In the 2024 UK general election campaign, it’s taken for granted that 1) politicians of all political parties are unapproachable and 2) that’s a bad thing. Mark Rowe queries those assumptions.
A piece in a recent edition of the satirical magazine Private Eye went into some detail about how political leaders while out ‘on the stump’ are in fact anything but. This matters to the private security sector because (as Private Eye pointed out) the security around politicians, while accepted as necessary (particularly since the murders of the Labour and Conservative MPs, Jo Cox and Sir David Amess), is presented as an accomplice in keeping politicians and the people apart.
The assumptions, unspoken or not, are that politicians and democracy are lacking when they are not interacting with the public, even when they appear to be trying to (which might bring the added complaint of deceit); and that in the past things were better. Even Private Eye had to admit that when (its example) the Labour Prime Minister of the later 1970s Jim Callaghan addressed a gathering, the audience was (it presumed) the Labour faithful. We’re talking about two things – politicians at meetings; and canvassing one household or person on the street at a time, hardly the most efficient use of a VIP’s time. Besides, as with sports people or entertainers, when a major politician meets someone while out and about, the result is often a ‘selfie’ to boast that the member of the public has truly been with the politician or whoever’s famous.
Such half-minute encounters are hardly going to convince someone to vote (at all) or to vote for that politician’s party. The Local Government Association (LGA) in January, while acknowledging that canvassing encourages people to register to vote (and hopefully for you, the canvasser’s party) published ‘principles for safe canvassing’, including going about in pairs or groups; which can give the impression of ‘minders’ filtering out the unwanted – journalists asking sudden and therefore dangerous questions, the village or town idiot, ‘auditors’ (a much-discussed issue among the guarding world, people filming themselves going up to police, security guards or others, all in the name of provoking something worth watching, to drum up views and therefore income for the ‘auditor’) or time-wasters generally, besides those with evil intent.

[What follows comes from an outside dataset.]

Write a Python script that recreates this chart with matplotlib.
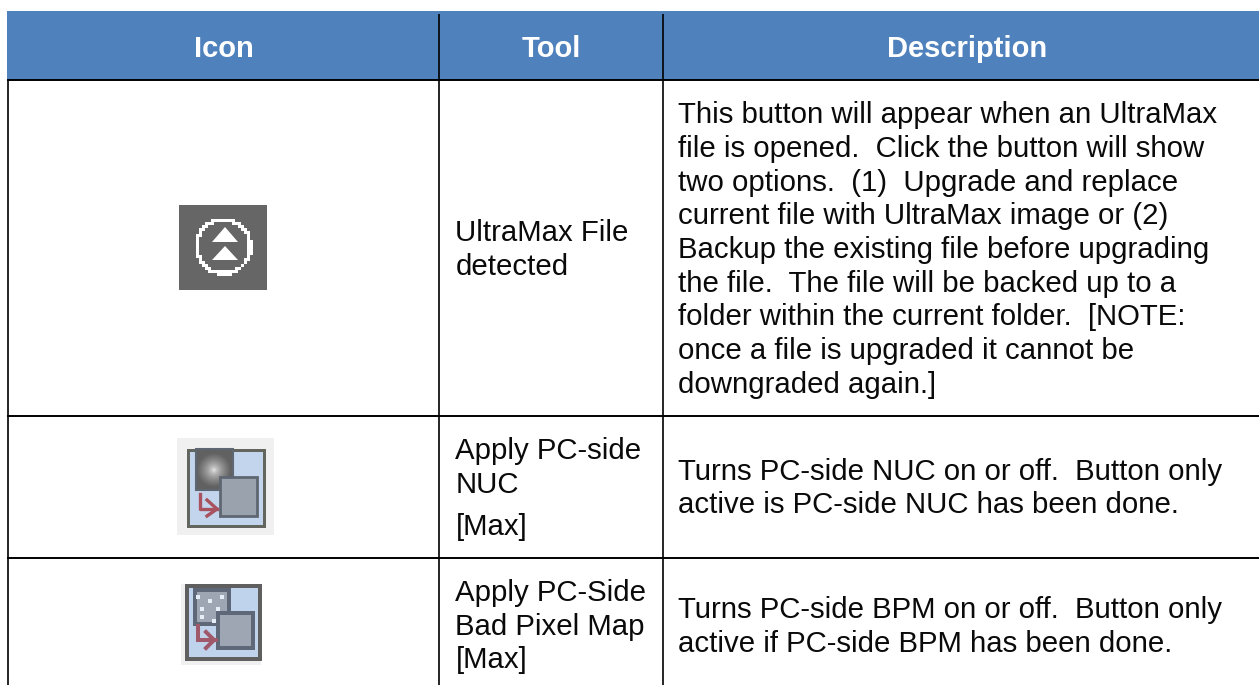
import matplotlib
matplotlib.use('Agg')
import matplotlib.pyplot as plt
import numpy as np
from matplotlib.patches import Rectangle, Polygon

W, H = 1259, 685
plt.rcParams['font.family'] = ['Liberation Sans', 'DejaVu Sans']

headers = ['Icon', 'Tool', 'Description']
tools = [['UltraMax File', 'detected'],
         ['Apply PC-side', 'NUC', '[Max]'],
         ['Apply PC-Side', 'Bad Pixel Map', '[Max]']]
descriptions = [['This button will appear when an UltraMax',
                 'file is opened.  Click the button will show',
                 'two options.  (1)  Upgrade and replace',
                 'current file with UltraMax image or (2)',
                 'Backup the existing file before upgrading',
                 'the file.  The file will be backed up to a',
                 'folder within the current folder.  [NOTE:',
                 'once a file is upgraded it cannot be',
                 'downgraded again.]'],
                ['Turns PC-side NUC on or off.  Button only',
                 'active is PC-side NUC has been done.'],
                ['Turns PC-side BPM on or off.  Button only',
                 'active if PC-side BPM has been done.']]

# grundlinien der zeilen
tool_y = [[241, 275], [459, 493, 535], [601, 635, 668]]
desc_y = [[123, 157, 191, 224, 258, 292, 325, 359, 393], [480, 513], [618, 652]]
head_x = [223.5, 551, 967]
col_lines = [8, 439, 663]
row_lines = [80, 416, 558]
head_blue = '#4f81bd'
fs = 21.2


def box(ax, x0, y0, x1, y1, fc, ec, w):
    # rand liegt innerhalb von x0..x1
    ax.add_patch(Rectangle((x0 + w / 2, y0 + w / 2), x1 - x0 - w, y1 - y0 - w, fc=fc, ec=ec, lw=w * 0.72, joinstyle='miter'))


fig = plt.figure(figsize=(W / 100, H / 100), dpi=100)
ax = fig.add_axes([0, 0, 1, 1])

# kopfzeile
ax.add_patch(Rectangle((7, 11), W - 7, 69, fc=head_blue, ec='none'))
for x, t in zip(head_x, headers):
    ax.text(x, 57, t, color='white', fontsize=21, fontweight='bold', ha='center', va='baseline')

# linien
for x in col_lines:
    top = 80 if x == col_lines[0] else 14
    ax.plot([x, x], [top, H], color='k', lw=1.2, solid_capstyle='butt')
for y in row_lines:
    ax.plot([7, W], [y, y], color='k', lw=1.4, solid_capstyle='butt')

# text
for i in range(3):
    for t, y in zip(tools[i], tool_y[i]):
        ax.text(455.5, y, t, fontsize=fs, va='baseline', color='#0a0a0a')
    for t, y in zip(descriptions[i], desc_y[i]):
        ax.text(678, y, t, fontsize=fs, va='baseline', color='#0a0a0a')

# icon 1, grobe pixel wie im screenshot
ax.add_patch(Rectangle((179, 205), 88, 85, fc='#666666', ec='none'))
gx, gy = np.meshgrid(np.arange(194.5, 254, 3), np.arange(216.5, 276, 3))
r = np.hypot(gx - 223.5, gy - 245.5)
ring = np.zeros(r.shape + (4,))
ring[..., :3] = 1
ring[..., 3] = (np.abs(r - 27) < 2).astype(float)
ax.imshow(ring, extent=(193, 253, 276, 216), interpolation='nearest', aspect='auto', zorder=3)
ax.add_patch(Polygon([[212, 242], [238, 242], [225, 227]], fc='white', ec='none', zorder=3))
ax.add_patch(Polygon([[212, 260], [238, 260], [225, 246]], fc='white', ec='none', zorder=3))

# icon 2
ax.add_patch(Rectangle((177, 438), 97, 97, fc='#f0f0f0', ec='none'))
box(ax, 187, 448, 266, 527, '#c3d5ec', '#62665f', 3)
gx, gy = np.meshgrid(np.linspace(196, 233, 40), np.linspace(449, 490, 40))
d = np.hypot(gx - 214, gy - 470) / 20
grad = np.clip(0.95 - 0.62 * d ** 0.6, 0.38, 1)
ax.imshow(grad, extent=(196, 233, 490, 449), cmap='gray', vmin=0, vmax=1, aspect='auto', zorder=2, interpolation='bilinear')
ax.add_patch(Rectangle((196, 449), 37, 41, fc='none', ec='#5e6672', lw=1.5, zorder=2))
ax.add_patch(Rectangle((220, 477), 37, 39, fc='#9aa2ae', ec='#5e6672', lw=2, zorder=3))
ax.plot([200, 200, 217], [494, 509, 509], color='#a9525f', lw=2.4, zorder=3)
ax.plot([207, 217, 207], [500, 509, 516], color='#a9525f', lw=2.4, zorder=3)

# icon 3
ax.add_patch(Rectangle((181, 584), 80, 81, fc='#f0f0f0', ec='none'))
box(ax, 185, 584, 262, 661, '#c0d3ec', '#5f5f5f', 4)
box(ax, 193, 588, 231, 626, '#9ea6b3', '#5e6878', 4)
for px, py in [(198, 597), (210, 601), (222, 597), (202, 609), (218, 609), (202, 617), (214, 621)]:
    ax.add_patch(Rectangle((px - 2, py - 2), 4, 4, fc='#e6edf6', ec='none', zorder=3))
box(ax, 216, 611, 255, 650, '#9ea6b3', '#5e6878', 4)
ax.plot([198, 198, 216], [626, 640, 640], color='#a0596b', lw=2.9, solid_joinstyle='miter')
ax.plot([206, 214, 206], [632, 640, 648], color='#a0596b', lw=2.9)

ax.set_xlim(0, W)
ax.set_ylim(H, 0)
ax.axis('off')

fig.savefig('out.png', dpi=100)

A century ago, every village and part of town would have at least one general election meeting, where a candidate alone or in debate with rivals would speak and most likely be heckled. Candidates would do several in an evening, dashing by motor car from one to the next, so as to cover the constituency.
What few meetings are now run, are far less tolerant of heckling; odd, given the zoo-like noise in the House of Commons, should a candidate make it to Westminster. Britain’s fine tradition of election-time rowdiness, or political violence at any time, has a bearing on private security; the Public Order Act 1936 that banned the wearing of political uniform – to counter Sir Oswald Mosley’s fascist Blackshirts – was part of the police’s suspicion of anyone in uniform carrying out police-like tasks that might challenge their authority and monopoly, which only faded with the coming of the Security Industry Authority (SIA) in the mid-2000s and above all with public sector austerity of the 2010s.

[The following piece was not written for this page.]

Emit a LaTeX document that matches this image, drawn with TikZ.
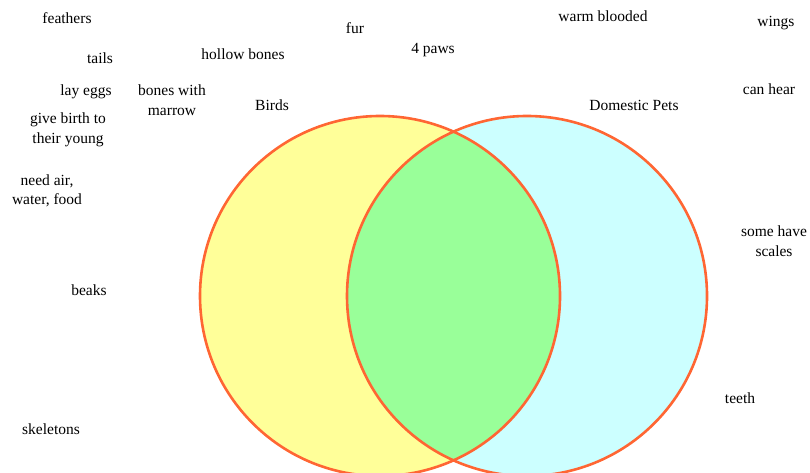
\documentclass[tikz,border=0pt]{standalone}
\usepackage{fontspec}
\setmainfont{Liberation Serif}
\definecolor{ringcol}{HTML}{FF6633}
\definecolor{birdfill}{HTML}{FFFF99}
\definecolor{petfill}{HTML}{CCFFFF}
\definecolor{bothfill}{HTML}{99FF99}
\begin{document}
\begin{tikzpicture}[x=1pt,y=-1pt,
  lbl/.style={inner sep=0pt,align=center,font=\fontsize{15.5}{19.5}\selectfont},
  ring/.style={draw=ringcol,line width=2.6pt}]
\useasboundingbox (0,0) rectangle (810,473);
% circles
\fill[birdfill] (380,296) circle (180);
\fill[petfill] (527,296) circle (180);
\begin{scope}
  \clip (380,296) circle (180);
  \fill[bothfill] (527,296) circle (180);
\end{scope}
\node[ring,circle,minimum size=360pt,inner sep=0pt] (birds) at (380,296) {};
\node[ring,circle,minimum size=360pt,inner sep=0pt] (pets) at (527,296) {};
% labels
\node[lbl] (tb) at (272,105) {Birds};
\node[lbl] (tp) at (634,105) {Domestic Pets};
\node[lbl] (t1) at (67,18) {feathers};
\node[lbl] (t2) at (100,58) {tails};
\node[lbl] (t3) at (243,54) {hollow bones};
\node[lbl] (t4) at (86,92) {lay eggs};
\node[lbl] (t5) at (172,100) {bones with\\marrow};
\node[lbl] (t6) at (68,130) {give birth to\\their young};
\node[lbl] (t7) at (47,191) {need air,\\water, food};
\node[lbl] (t8) at (355,28) {fur};
\node[lbl] (t9) at (433,50) {4 paws};
\node[lbl] (t10) at (603,16) {warm blooded};
\node[lbl] (t11) at (776,23) {wings};
\node[lbl] (t12) at (769,89) {can hear};
\node[lbl] (t13) at (774,241) {some have\\scales};
\node[lbl] (t14) at (740,398) {teeth};
\node[lbl] (t15) at (89,290) {beaks};
\node[lbl] (t16) at (51,429) {skeletons};
\end{tikzpicture}
\end{document}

Election meetings fell away drastically in the 1970s, due to television. People sat at home to consume their politics like so much else. They voted with their feet (or rather, chose not to use them); because, almost all actually preferred not to see politicians in person. The same as, people may say that they want post offices, buses into town, public libraries, and a local pub, and they moan when they stop or shut. They stop or shut because next to no-one uses them.